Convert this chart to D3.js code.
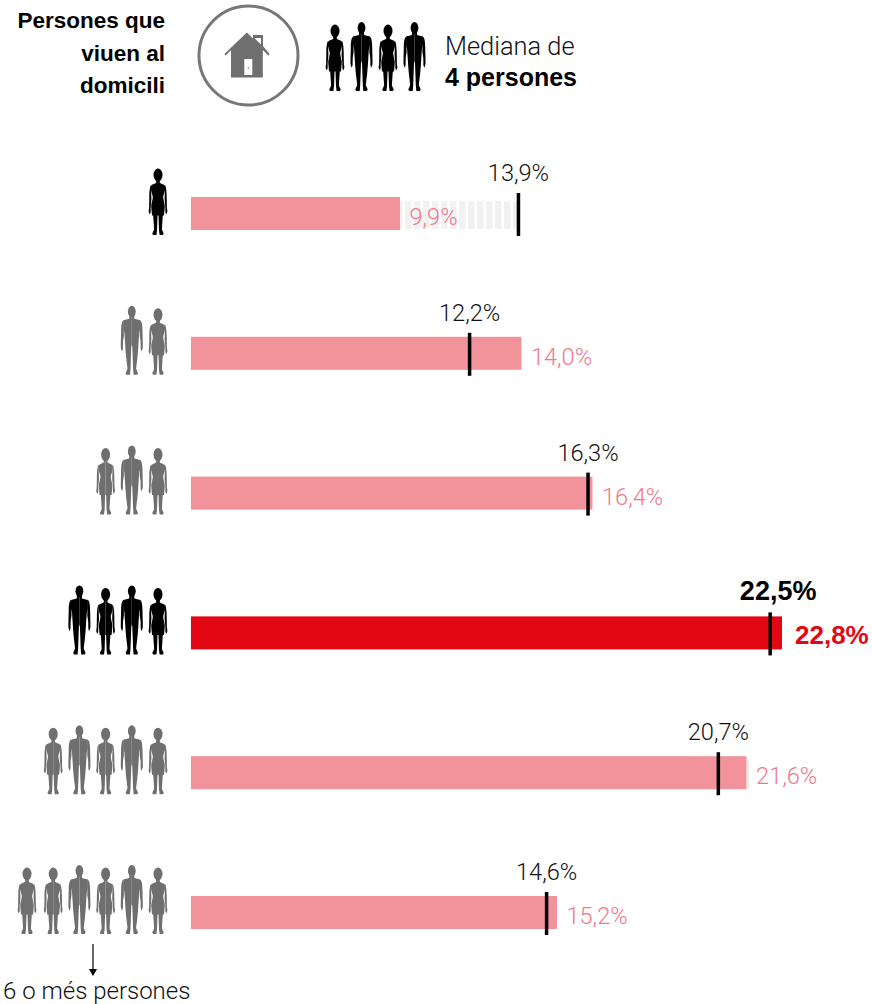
<!DOCTYPE html>
<html><head><meta charset="utf-8">
<script src="https://cdn.jsdelivr.net/npm/d3@7/dist/d3.min.js"></script>
<style>html,body{margin:0;padding:0;background:#fff}svg{display:block}
text{font-family:"Liberation Sans",Arial,sans-serif;}
.l{font-family:Roboto,"Liberation Sans",sans-serif;font-weight:300}</style>
</head><body><svg id="c" width="872" height="1004"></svg>
<script>
const categories = ["1","2","3","4","5","6+"];
const barValues = [9.9,14.0,16.4,22.8,21.6,15.2];
const barLabels = ["9,9%","14,0%","16,4%","22,8%","21,6%","15,2%"];
const markerValues = [13.9,12.25,16.25,22.4,20.65,14.85];
const markerLabels = ["13,9%","12,2%","16,3%","22,5%","20,7%","14,6%"];
const hatchEnd = [13.9,null,null,null,21.7,null];
const people = [["w"],["m","w"],["w","m","w"],["m","w","m","w"],["w","m","w","m","w"],["w","w","m","w","m","w"]];
const titleLines = ["Persones que","viuen al","domicili"];
const medianPeople = ["w","m","w","m"];
const highlight = "4";
const base = 2.84;

const svg = d3.select("#c");
const x = d3.scaleLinear().domain([9.9,22.8]).range([400,782]);
const y = d3.scalePoint().domain(categories).range([197,896]);
const slot = d3.scaleLinear().domain([0,5]).range([158,27]);
const BH = 33;

const shapes = {
 w:{H:66.5,head:[6.5,4.5,6.5],
    b:"M0,11 L1.7,11 L1.9,14.5 L6,16.3 C7.4,17 7.4,19 6.9,22 C6.4,25 5,27 5.2,29 C5.4,32 6.7,35 6.8,38 L6,47 L4.8,47 L4.2,56 L3.9,61 L5.7,65 L5,66.5 L1.6,66.5 L1,62 L0.5,47 L0,47 Z",
    a:"M6.8,16.6 C8,17.6 8.6,22 8.7,28 L8.9,39 L9.4,43 L8.3,46 L7.4,44 L7.3,38 L6.6,31 L6.9,22 Z"},
 m:{H:69,head:[5.8,3.9,5.8],
    b:"M0,9 L2.4,9 L2.6,13 L8.4,14.5 L8.4,23 L7.4,27 L6.8,36 L6.3,44 L5.6,52 L4.3,63 L6.2,67.5 L5.4,69 L1.8,69 L1.3,63 L0.5,41 L0,39 Z",
    a:"M8,14.4 C10,15 10.6,19 10.7,25 L11,38 L11,42 L9.8,46 L8.9,43 L8.8,36 L7.9,30 L8,22 Z"}
};
function person(g, type, cx, bottom, color){
  const s = shapes[type];
  const p = g.append("g").attr("transform",`translate(${cx},${bottom-s.H})`).attr("fill",color);
  p.append("ellipse").attr("cx",0).attr("cy",s.head[0]).attr("rx",s.head[1]).attr("ry",s.head[2]);
  [1,-1].forEach(k=>{
    const q=p.append("g").attr("transform",`scale(${k},1)`);
    q.append("path").attr("d",s.b);
    q.append("path").attr("d",s.a);
  });
}

// header
svg.append("g").selectAll("text").data(titleLines).join("text")
  .attr("x",165).attr("y",(d,i)=>28+i*32.5).attr("text-anchor","end")
  .attr("font-size",22.5).attr("font-weight",700).attr("fill","#000").text(d=>d);
svg.append("circle").attr("cx",248.5).attr("cy",55.5).attr("r",49.5).attr("fill","none").attr("stroke","#777").attr("stroke-width",3);
svg.append("path").attr("fill","#6f6f6f").attr("d","M253,35 H263 V46 L269.6,54 L268.4,55.6 L262.8,50 V77.5 H231 V50 L225.6,55.6 L224.4,54 L246.8,32.5 L253,38.5 Z");
svg.append("path").attr("d","M255,38 H261 V44.5 L255,38.8 Z").attr("fill","#fff");
svg.append("rect").attr("x",244.3).attr("y",59).attr("width",8).attr("height",16).attr("fill","#fff");
svg.append("circle").attr("cx",248.3).attr("cy",68).attr("r",0.8).attr("fill","#6f6f6f");
const topSlot=d3.scaleLinear().domain([0,3]).range([335,414.5]);
medianPeople.forEach((t,i)=>person(svg,t,topSlot(i),91,"#000"));
svg.append("text").attr("class","l").attr("x",445).attr("y",55).attr("font-size",25.4).attr("fill","#111").text("Mediana de");
svg.append("text").attr("x",445).attr("y",86).attr("font-size",25).attr("font-weight",700).attr("fill","#000").text("4 persones");

// rows
const defs=svg.append("defs");
defs.append("pattern").attr("id","h").attr("patternUnits","userSpaceOnUse").attr("width",9).attr("height",10)
  .append("rect").attr("width",6.5).attr("height",10).attr("fill","#f1f1f1");

categories.forEach((c,i)=>{
  const g=svg.append("g");
  const Y=y(c), hi=c===highlight;
  const color=hi?"#e30613":"#f2929b";
  if(hatchEnd[i]!=null){
    g.append("rect").attr("x",x(barValues[i])).attr("y",Y+4).attr("width",x(hatchEnd[i])-x(barValues[i])).attr("height",BH-5)
     .attr("fill",i===0?"url(#h)":"#ececec");
  }
  g.append("rect").attr("x",x(base)).attr("y",Y).attr("width",x(barValues[i])-x(base)).attr("height",BH).attr("fill",color);
  g.append("rect").attr("x",x(markerValues[i])-1.75).attr("y",Y-4).attr("width",3.5).attr("height",43).attr("fill","#000");
  g.append("text").attr("class",hi?null:"l")
   .attr("x",x(barValues[i])+(hi?13:9.5)).attr("y",Y+28)
   .attr("font-size",hi?26:23.6).attr("font-weight",hi?700:300).attr("fill",hi?"#e30613":"#f2788a").text(barLabels[i]);
  g.append("text").attr("class",hi?null:"l")
   .attr("x",x(markerValues[i])+(hi?8:0)).attr("y",Y-16).attr("text-anchor","middle")
   .attr("font-size",hi?27:23.6).attr("font-weight",hi?700:300).attr("fill",hi?"#000":"#111").text(markerLabels[i]);
  const n=people[i].length;
  people[i].forEach((t,k)=>person(g,t,slot(n-1-k),Y+38,(i===0||hi)?"#000":"#6f6f6f"));
});

// footnote
svg.append("line").attr("x1",93).attr("x2",93).attr("y1",944).attr("y2",970).attr("stroke","#000").attr("stroke-width",1.2);
svg.append("path").attr("d","M89,969 H97 L93,976 Z").attr("fill","#000");
svg.append("text").attr("class","l").attr("x",3).attr("y",999).attr("font-size",24).attr("fill","#111").text("6 o més persones");
</script></body></html>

> **REQUIRED WORK**
Omit the pictures and output all of the other material exactly.

> **RESPONSE TO THE TASK**
Convert this chart to D3.js code.
<!DOCTYPE html>
<html><head><meta charset="utf-8">
<script src="https://cdn.jsdelivr.net/npm/d3@7/dist/d3.min.js"></script>
<style>html,body{margin:0;padding:0;background:#fff}svg{display:block}
text{font-family:"Liberation Sans",Arial,sans-serif;}
.l{font-family:Roboto,"Liberation Sans",sans-serif;font-weight:300}</style>
</head><body><svg id="c" width="872" height="1004"></svg>
<script>
const categories = ["1","2","3","4","5","6+"];
const barValues = [9.9,14.0,16.4,22.8,21.6,15.2];
const barLabels = ["9,9%","14,0%","16,4%","22,8%","21,6%","15,2%"];
const markerValues = [13.9,12.25,16.25,22.4,20.65,14.85];
const markerLabels = ["13,9%","12,2%","16,3%","22,5%","20,7%","14,6%"];
const hatchEnd = [13.9,null,null,null,21.7,null];
const people = [["w"],["m","w"],["w","m","w"],["m","w","m","w"],["w","m","w","m","w"],["w","w","m","w","m","w"]];
const titleLines = ["Persones que","viuen al","domicili"];
const medianPeople = ["w","m","w","m"];
const highlight = "4";
const base = 2.84;

const svg = d3.select("#c");
const x = d3.scaleLinear().domain([9.9,22.8]).range([400,782]);
const y = d3.scalePoint().domain(categories).range([197,896]);
const slot = d3.scaleLinear().domain([0,5]).range([158,27]);
const BH = 33;

const shapes = {
 w:{H:66.5,head:[6.5,4.5,6.5],
    b:"M0,11 L1.7,11 L1.9,14.5 L6,16.3 C7.4,17 7.4,19 6.9,22 C6.4,25 5,27 5.2,29 C5.4,32 6.7,35 6.8,38 L6,47 L4.8,47 L4.2,56 L3.9,61 L5.7,65 L5,66.5 L1.6,66.5 L1,62 L0.5,47 L0,47 Z",
    a:"M6.8,16.6 C8,17.6 8.6,22 8.7,28 L8.9,39 L9.4,43 L8.3,46 L7.4,44 L7.3,38 L6.6,31 L6.9,22 Z"},
 m:{H:69,head:[5.8,3.9,5.8],
    b:"M0,9 L2.4,9 L2.6,13 L8.4,14.5 L8.4,23 L7.4,27 L6.8,36 L6.3,44 L5.6,52 L4.3,63 L6.2,67.5 L5.4,69 L1.8,69 L1.3,63 L0.5,41 L0,39 Z",
    a:"M8,14.4 C10,15 10.6,19 10.7,25 L11,38 L11,42 L9.8,46 L8.9,43 L8.8,36 L7.9,30 L8,22 Z"}
};
function person(g, type, cx, bottom, color){
  const s = shapes[type];
  const p = g.append("g").attr("transform",`translate(${cx},${bottom-s.H})`).attr("fill",color);
  p.append("ellipse").attr("cx",0).attr("cy",s.head[0]).attr("rx",s.head[1]).attr("ry",s.head[2]);
  [1,-1].forEach(k=>{
    const q=p.append("g").attr("transform",`scale(${k},1)`);
    q.append("path").attr("d",s.b);
    q.append("path").attr("d",s.a);
  });
}

// header
svg.append("g").selectAll("text").data(titleLines).join("text")
  .attr("x",165).attr("y",(d,i)=>28+i*32.5).attr("text-anchor","end")
  .attr("font-size",22.5).attr("font-weight",700).attr("fill","#000").text(d=>d);
svg.append("circle").attr("cx",248.5).attr("cy",55.5).attr("r",49.5).attr("fill","none").attr("stroke","#777").attr("stroke-width",3);
svg.append("path").attr("fill","#6f6f6f").attr("d","M253,35 H263 V46 L269.6,54 L268.4,55.6 L262.8,50 V77.5 H231 V50 L225.6,55.6 L224.4,54 L246.8,32.5 L253,38.5 Z");
svg.append("path").attr("d","M255,38 H261 V44.5 L255,38.8 Z").attr("fill","#fff");
svg.append("rect").attr("x",244.3).attr("y",59).attr("width",8).attr("height",16).attr("fill","#fff");
svg.append("circle").attr("cx",248.3).attr("cy",68).attr("r",0.8).attr("fill","#6f6f6f");
const topSlot=d3.scaleLinear().domain([0,3]).range([335,414.5]);
medianPeople.forEach((t,i)=>person(svg,t,topSlot(i),91,"#000"));
svg.append("text").attr("class","l").attr("x",445).attr("y",55).attr("font-size",25.4).attr("fill","#111").text("Mediana de");
svg.append("text").attr("x",445).attr("y",86).attr("font-size",25).attr("font-weight",700).attr("fill","#000").text("4 persones");

// rows
const defs=svg.append("defs");
defs.append("pattern").attr("id","h").attr("patternUnits","userSpaceOnUse").attr("width",9).attr("height",10)
  .append("rect").attr("width",6.5).attr("height",10).attr("fill","#f1f1f1");

categories.forEach((c,i)=>{
  const g=svg.append("g");
  const Y=y(c), hi=c===highlight;
  const color=hi?"#e30613":"#f2929b";
  if(hatchEnd[i]!=null){
    g.append("rect").attr("x",x(barValues[i])).attr("y",Y+4).attr("width",x(hatchEnd[i])-x(barValues[i])).attr("height",BH-5)
     .attr("fill",i===0?"url(#h)":"#ececec");
  }
  g.append("rect").attr("x",x(base)).attr("y",Y).attr("width",x(barValues[i])-x(base)).attr("height",BH).attr("fill",color);
  g.append("rect").attr("x",x(markerValues[i])-1.75).attr("y",Y-4).attr("width",3.5).attr("height",43).attr("fill","#000");
  g.append("text").attr("class",hi?null:"l")
   .attr("x",x(barValues[i])+(hi?13:9.5)).attr("y",Y+28)
   .attr("font-size",hi?26:23.6).attr("font-weight",hi?700:300).attr("fill",hi?"#e30613":"#f2788a").text(barLabels[i]);
  g.append("text").attr("class",hi?null:"l")
   .attr("x",x(markerValues[i])+(hi?8:0)).attr("y",Y-16).attr("text-anchor","middle")
   .attr("font-size",hi?27:23.6).attr("font-weight",hi?700:300).attr("fill",hi?"#000":"#111").text(markerLabels[i]);
  const n=people[i].length;
  people[i].forEach((t,k)=>person(g,t,slot(n-1-k),Y+38,(i===0||hi)?"#000":"#6f6f6f"));
});

// footnote
svg.append("line").attr("x1",93).attr("x2",93).attr("y1",944).attr("y2",970).attr("stroke","#000").attr("stroke-width",1.2);
svg.append("path").attr("d","M89,969 H97 L93,976 Z").attr("fill","#000");
svg.append("text").attr("class","l").attr("x",3).attr("y",999).attr("font-size",24).attr("fill","#111").text("6 o més persones");
</script></body></html>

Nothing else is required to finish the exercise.